Mutfağı, yemeğin pişirildiği alan, hazırlama ve yıkama merkezi olarak üç temel alana ayıran Akgökçe, mutfaktaki teknik gelişmelerin ilk kez başladığı alanın pişirilme alanı olduğunu söyledi. Hazırlama alanı bir kadın için çok daha önemliyken mutfakta en geç sabitleşen yer olarak kalmış. Kadınlar için yine son derece büyük öneme sahip temizleme alanı da en son özerkleşen alanlardan birisi oluyor.
İŞLEVSEL TASARIMIN İLK ADIMLARI
Necla Akgökçe, araştırmasında bir dönem Türkiye’de yaşamış ve mimarlık tarihinde bir devrim yaratmış, insan yaşamını her fırsatta daha iyiye götürmenin arayışı içinde olmuş Avusturyalı kadın mimar Margarete Schütte-Lihotzky’ye rastlamış. Diğer kadın ev içi mühendisler gibi Schütte de “Kadınlar ev işi yaparken nasıl daha az yorulurlar?” ,“Kadınlara göre bir mekan nasıl oluşturulabilir ?” sorularına cevap aramış ve “Ev Kadını” adında bir kitap yazarak Frankurt Mutfağı’nın standartlarını belirlediğini belirlemiş. Ev planlarının, kadınların ihtiyaçlarına ve boy ölçüsüne göre oluşturulmasını savunan Schütte, bakliyatların nasıl uzun ömürlü saklanacağına kadar bir plan oluşturmuş ve günümüzde kullandığımız hazır mutfakların mucidi olarak gösterilmiş.

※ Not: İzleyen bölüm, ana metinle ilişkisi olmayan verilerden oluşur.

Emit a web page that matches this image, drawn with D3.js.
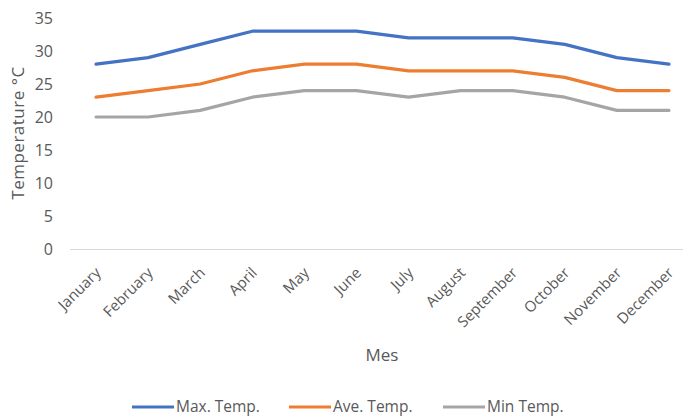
<!DOCTYPE html>
<html><head><meta charset="utf-8">
<script src="https://cdn.jsdelivr.net/npm/d3@7"></script>
<style>body{margin:0;background:#fff}text{font-family:"Open Sans","Liberation Sans",Arial,sans-serif;fill:#595959}</style>
</head><body><svg id="c" width="683" height="416"></svg>
<script>
const months = ["January","February","March","April","May","June","July","August","September","October","November","December"];
const maxTemp = [28,29,31,33,33,33,32,32,32,31,29,28];
const aveTemp = [23,24,25,27,28,28,27,27,27,26,24,24];
const minTemp = [20,20,21,23,24,24,23,24,24,23,21,21];
const seriesNames = ["Max. Temp.","Ave. Temp.","Min Temp."];
const seriesColors = ["#4472C4","#ED7D31","#A5A5A5"];
const yTicks = [0,5,10,15,20,25,30,35];

const svg = d3.select("#c");
const x = d3.scaleBand().domain(months).range([70,695]);
const y = d3.scaleLinear().domain([0,35]).range([249,18]);

// y tick labels
svg.append("g").selectAll("text").data(yTicks).join("text")
  .attr("x",53).attr("y",d=>y(d)).attr("dy","0.36em")
  .attr("text-anchor","end").attr("font-size",16).text(d=>d);

// axis line
svg.append("line").attr("x1",70).attr("x2",695).attr("y1",y(0)+0.5).attr("y2",y(0)+0.5)
  .attr("stroke","#D9D9D9").attr("stroke-width",1);

// x labels
svg.append("g").selectAll("text").data(months).join("text")
  .attr("transform",d=>`translate(${x(d)+x.bandwidth()/2+2},${270}) rotate(-45)`)
  .attr("text-anchor","end").attr("dy","0.35em").attr("font-size",15).text(d=>d);

// lines
const line = d3.line().x((d,i)=>x(months[i])+x.bandwidth()/2).y(d=>y(d));
[maxTemp,aveTemp,minTemp].forEach((s,k)=>{
  svg.append("path").attr("d",line(s)).attr("fill","none")
    .attr("stroke",seriesColors[k]).attr("stroke-width",3.2)
    .attr("stroke-linejoin","round").attr("stroke-linecap","round");
});

// axis titles
svg.append("text").attr("transform","translate(24,133) rotate(-90)")
  .attr("text-anchor","middle").attr("font-size",17).attr("letter-spacing",0.5).text("Temperature °C");
svg.append("text").attr("x",382).attr("y",361).attr("text-anchor","middle")
  .attr("font-size",17).text("Mes");

// legend
const legX = [132,289,443];
const lg = svg.append("g").selectAll("g").data(seriesNames).join("g")
  .attr("transform",(d,i)=>`translate(${legX[i]},407)`);
lg.append("line").attr("x1",0).attr("x2",42).attr("y1",0).attr("y2",0)
  .attr("stroke",(d,i)=>seriesColors[i]).attr("stroke-width",3.2);
lg.append("text").attr("x",44).attr("y",4.5).attr("font-size",15.5).text(d=>d);
</script></body></html>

Ortaçağ döneminde Avrupa’da insanlar birbirlerine misafirliğe gittiğinde çatalını da yanında götürürlermiş. Her ailenin bir çatalı olduğu için bunu evi geçindiren erkeğe verirlermiş. Kadınların hamura ve şekere yönelmesinin toplumsal cinsiyet açısından bir anlamı vard. Kıtlık sebebiyle et gibi pahalı ve az tüketilen yiyecekleri erkekler tüketmeye başlayınca kadınlar da daha tok tutan alternatifleri arama yoluna gitmişler.